* What needs to be done
Filter for the word "that" and keep each matching line.
===== Data shown
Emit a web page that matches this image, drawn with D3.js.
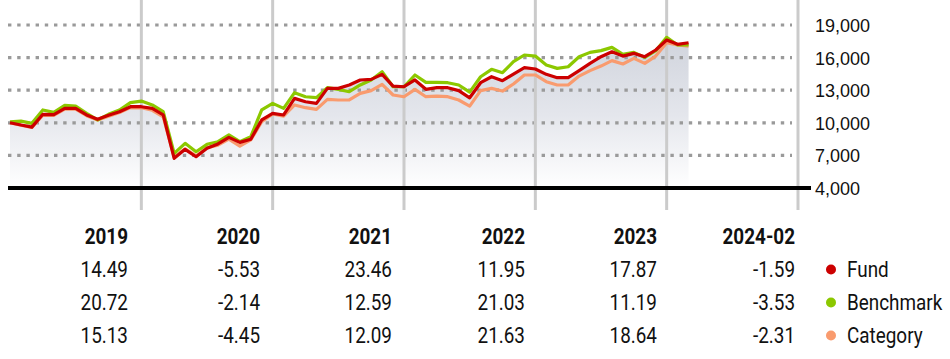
<!DOCTYPE html>
<html>
<head>
<meta charset="utf-8">
<script src="https://cdn.jsdelivr.net/npm/d3@7"></script>
<style>
  html, body { margin: 0; padding: 0; background: #fff; }
  svg { display: block; }
  .tbl { font-family: Roboto, "Liberation Sans", sans-serif; }
</style>
</head>
<body>
<svg id="chart" width="950" height="359"></svg>
<script>
// ---- data ----
const fund = [10000, 9800, 9600, 10780, 10750, 11330, 11330, 10720, 10320, 10690, 11020, 11480, 11480,
  11330, 10720, 6730, 7560, 6880, 7650, 8050, 8660, 8200, 8480, 10260, 10870,
  10720, 12250, 11940, 11790, 13170, 13170, 13480, 13940, 14000, 14460, 13380, 13320,
  13940, 13080, 13230, 13230, 12960, 12300, 13690, 14240, 13880, 14490, 15070, 14950,
  14460, 14150, 14150, 14800, 15470, 16080, 16540, 16140, 16390, 16080, 16700, 17620,
  17220, 17370];
const benchmark = [10080, 10160, 9950, 11180, 10960, 11600, 11540, 10870, 10260, 10780, 11180, 11850, 12000,
  11640, 11020, 7190, 8110, 7340, 8020, 8260, 8880, 8260, 8720, 11180, 11790,
  11330, 12770, 12400, 12310, 13230, 13080, 12860, 13480, 13940, 14700, 13320, 13320,
  14400, 13720, 13720, 13690, 13480, 12820, 14240, 14920, 14610, 15620, 16240, 16140,
  15320, 15010, 15160, 16080, 16480, 16640, 16940, 16300, 16480, 16020, 16640, 17860,
  17160, 17160];
const category = [10000, 9780, 9580, 10700, 10680, 11250, 11250, 10650, 10250, 10600, 10950, 11400, 11380,
  11150, 10550, 6850, 7600, 6950, 7700, 7950, 8500, 7860, 8420, 10100, 10810,
  10620, 11640, 11390, 11240, 12160, 12100, 12100, 12710, 12960, 13540, 12560, 12400,
  13080, 12400, 12460, 12400, 12100, 11540, 12960, 13170, 12920, 13570, 14400, 14400,
  13780, 13480, 13480, 14300, 14800, 15220, 15720, 15410, 15930, 15470, 16140, 17370,
  17160, 17060];
const yTicks = [4000, 7000, 10000, 13000, 16000, 19000];
const yearEnds = [12, 24, 36, 48, 60, 72];        // month index of each year end
const columns = ["2019", "2020", "2021", "2022", "2023", "2024-02"];
const fundReturns = ["14.49", "-5.53", "23.46", "11.95", "17.87", "-1.59"];
const benchReturns = ["20.72", "-2.14", "12.59", "21.03", "11.19", "-3.53"];
const catReturns = ["15.13", "-4.45", "12.09", "21.63", "18.64", "-2.31"];
const seriesNames = ["Fund", "Benchmark", "Category"];
const colors = ["#cc0000", "#8cc800", "#f99b6e"];

// ---- drawing ----
const svg = d3.select("#chart");
const x = d3.scaleLinear().domain([0, 72]).range([10, 798]);
const y = d3.scaleLinear().domain([4000, 19000]).range([188, 25]);

const defs = svg.append("defs");
const grad = defs.append("linearGradient").attr("id", "areaGrad")
  .attr("gradientUnits", "userSpaceOnUse").attr("x1", 0).attr("x2", 0)
  .attr("y1", y(19000)).attr("y2", y(4000));
grad.append("stop").attr("offset", "0%").attr("stop-color", "#cdd1da");
grad.append("stop").attr("offset", "55%").attr("stop-color", "#e4e6ec");
grad.append("stop").attr("offset", "100%").attr("stop-color", "#ffffff");

// area under fund
const area = d3.area().x((d, i) => x(i)).y0(y(4000)).y1(d => y(d));
svg.append("path").datum(fund).attr("d", area).attr("fill", "url(#areaGrad)");

// dotted horizontal gridlines
svg.append("g").selectAll("line").data(yTicks.filter(t => t > 4000)).join("line")
  .attr("x1", 8).attr("x2", 792)
  .attr("y1", d => y(d)).attr("y2", d => y(d))
  .attr("stroke", "#9a9a9a").attr("stroke-width", 3.2)
  .attr("stroke-dasharray", "3.4,5.8");

// vertical year lines
svg.append("g").selectAll("line").data(yearEnds).join("line")
  .attr("x1", d => x(d)).attr("x2", d => x(d))
  .attr("y1", 0).attr("y2", 210)
  .attr("stroke", "#cbcbcb").attr("stroke-width", 3);

// lines
const line = d3.line().x((d, i) => x(i)).y(d => y(d));
[[category, colors[2]], [benchmark, colors[1]], [fund, colors[0]]].forEach(([s, c]) => {
  svg.append("path").datum(s).attr("d", line).attr("fill", "none")
    .attr("stroke", c).attr("stroke-width", 3.2).attr("stroke-linejoin", "round");
});

// baseline
svg.append("line").attr("x1", 8).attr("x2", 811).attr("y1", y(4000)).attr("y2", y(4000))
  .attr("stroke", "#000").attr("stroke-width", 4);

// y axis labels (right)
const yAxis = d3.axisRight(y).tickValues(yTicks).tickSize(0).tickPadding(0)
  .tickFormat(d3.format(","));
const ga = svg.append("g").attr("transform", "translate(815,0)").call(yAxis);
ga.select(".domain").remove();
ga.selectAll("text").attr("font-family", "'Liberation Sans', Arial, sans-serif")
  .attr("font-size", 18).attr("fill", "#111").attr("dy", "0.36em");

// table (condensed look via horizontal scaling)
const colX = i => [128, 260, 392, 525, 657, 795][i];
const tbl = svg.append("g").attr("class", "tbl").attr("fill", "#111").attr("font-size", 22.5);
tbl.selectAll("text.h").data(columns).join("text").attr("class", "h")
  .attr("transform", (d, i) => `translate(${colX(i)},244) scale(0.84,1)`)
  .attr("text-anchor", "end").attr("font-weight", "bold").text(d => d);
const rows = [fundReturns, benchReturns, catReturns];
const rowY = [277, 310, 343];
rows.forEach((r, ri) => {
  tbl.selectAll("text.r" + ri).data(r).join("text").attr("class", "r" + ri)
    .attr("transform", (d, i) => `translate(${colX(i)},${rowY[ri]}) scale(0.84,1)`)
    .attr("text-anchor", "end").text(d => d);
  tbl.append("circle").attr("cx", 831).attr("cy", rowY[ri] - 7.5).attr("r", 5).attr("fill", colors[ri]);
  tbl.append("text").attr("transform", `translate(847,${rowY[ri]}) scale(0.84,1)`).text(seriesNames[ri]);
});
</script>
</body>
</html>
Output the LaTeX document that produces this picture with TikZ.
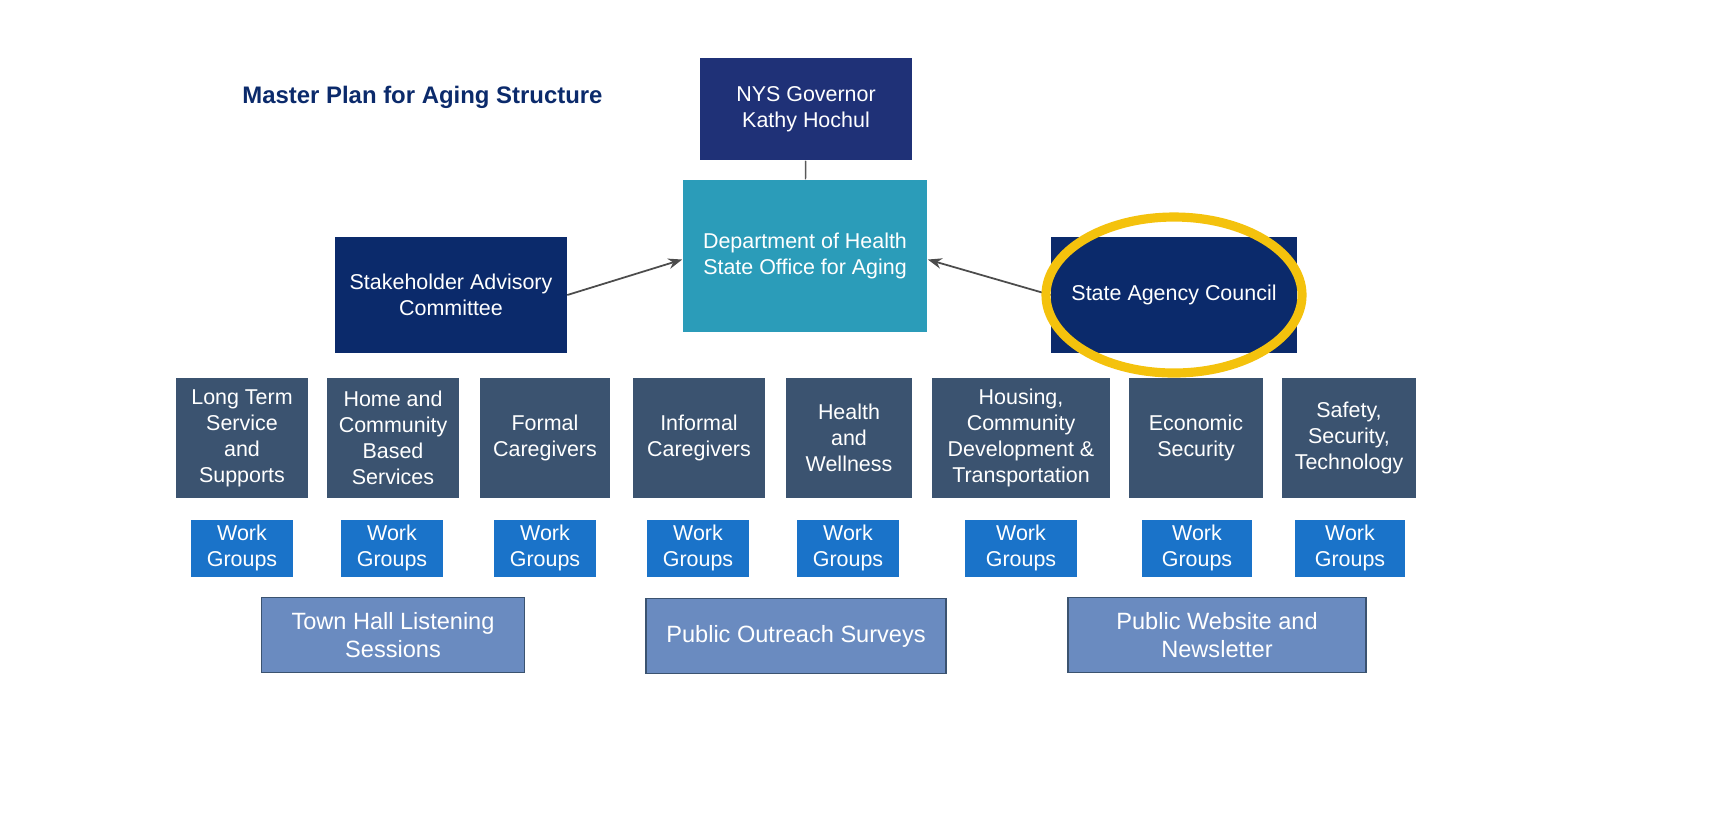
\documentclass[tikz,border=0pt]{standalone}
\usepackage{fontspec}
\setmainfont{Liberation Sans}
\usepackage{tikz}
\usetikzlibrary{arrows.meta,positioning}
\definecolor{navy}{HTML}{0B2A6B}
\definecolor{govblue}{HTML}{1F3177}
\definecolor{teal}{HTML}{2B9CB9}
\definecolor{slate}{HTML}{3B5370}
\definecolor{wgblue}{HTML}{1A73C9}
\definecolor{pubblue}{HTML}{6A8BC0}
\definecolor{ringgold}{HTML}{F4C20D}

\begin{document}
\begin{tikzpicture}[x=0.01cm,y=-0.01cm]
	\useasboundingbox (0,0) rectangle (1713,826);
	\begin{scope}[every node/.style={align=center,text=white,inner sep=1pt,font=\fontsize{6.1}{7.4}\selectfont}]
		\node[fill=govblue,minimum width=2.12cm,minimum height=1.02cm] (gov) at (806,109) {NYS Governor\\Kathy Hochul};
		\node[fill=teal,minimum width=2.44cm,minimum height=1.52cm] (doh) at (805,256) {Department of Health\\State Office for Aging};
		\node[fill=navy,minimum width=2.31cm,minimum height=1.15cm] (sac) at (451,295) {Stakeholder Advisory\\Committee};
		\node[fill=navy,minimum width=2.45cm,minimum height=1.15cm] (council) at (1174,295) {State Agency Council};
	\end{scope}
	\begin{scope}[every node/.style={align=center,text=white,inner sep=1pt,fill=slate,minimum height=1.2cm,font=\fontsize{6.1}{7.4}\selectfont}]
		\node[minimum width=1.32cm] (ltss) at (242,438) {Long Term\\Service\\and\\Supports};
		\node[minimum width=1.31cm] (hcbs) at (393,438) {Home and\\Community\\Based\\Services};
		\node[minimum width=1.30cm] (formal) at (545,438) {Formal\\Caregivers};
		\node[minimum width=1.32cm] (informal) at (699,438) {Informal\\Caregivers};
		\node[minimum width=1.25cm] (health) at (849,438) {Health\\and\\Wellness};
		\node[minimum width=1.78cm] (housing) at (1021,438) {Housing,\\Community\\Development \&\\Transportation};
		\node[minimum width=1.33cm] (econ) at (1196,438) {Economic\\Security};
		\node[minimum width=1.33cm] (safety) at (1349,438) {Safety,\\Security,\\Technology};
	\end{scope}
	\begin{scope}[every node/.style={align=center,text=white,inner sep=1pt,fill=wgblue,minimum height=0.57cm,font=\fontsize{6.1}{7.4}\selectfont}]
		\node[minimum width=1.02cm] (wg1) at (242,548) {Work\\Groups};
		\node[minimum width=1.01cm] (wg2) at (392,548) {Work\\Groups};
		\node[minimum width=1.02cm] (wg3) at (545,548) {Work\\Groups};
		\node[minimum width=1.02cm] (wg4) at (698,548) {Work\\Groups};
		\node[minimum width=1.02cm] (wg5) at (848,548) {Work\\Groups};
		\node[minimum width=1.11cm] (wg6) at (1021,548) {Work\\Groups};
		\node[minimum width=1.10cm] (wg7) at (1197,548) {Work\\Groups};
		\node[minimum width=1.10cm] (wg8) at (1350,548) {Work\\Groups};
	\end{scope}
	\begin{scope}[every node/.style={align=center,text=white,inner sep=1pt,fill=pubblue,draw=slate,minimum height=0.75cm,font=\fontsize{6.7}{8.2}\selectfont}]
		\node[minimum width=2.63cm] (townhall) at (393,635) {Town Hall Listening\\Sessions};
		\node[minimum width=3.00cm] (surveys) at (796,636) {Public Outreach Surveys};
		\node[minimum width=2.98cm] (website) at (1217,635) {Public Website and\\Newsletter};
	\end{scope}
	\node[text=navy,font=\bfseries\fontsize{6.8}{8}\selectfont,anchor=west] (title) at (230,97) {Master Plan for Aging Structure};
	\draw[gray!70!black,line width=0.4pt] (gov) -- (doh);
	\draw[-{Stealth[length=4pt]},gray!60!black,line width=0.5pt] (sac.east) -- ([yshift=-1pt]doh.west);
	\draw[-{Stealth[length=4pt]},gray!60!black,line width=0.5pt] (council.west) -- ([yshift=-1pt]doh.east);
	\draw[ringgold,line width=2.6pt] (council.center) ellipse [x radius=128,y radius=78];
\end{tikzpicture}
\end{document}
==========
* Correct response
Emit a web page that matches this image, drawn with D3.js.
Output the LaTeX document that produces this picture with TikZ.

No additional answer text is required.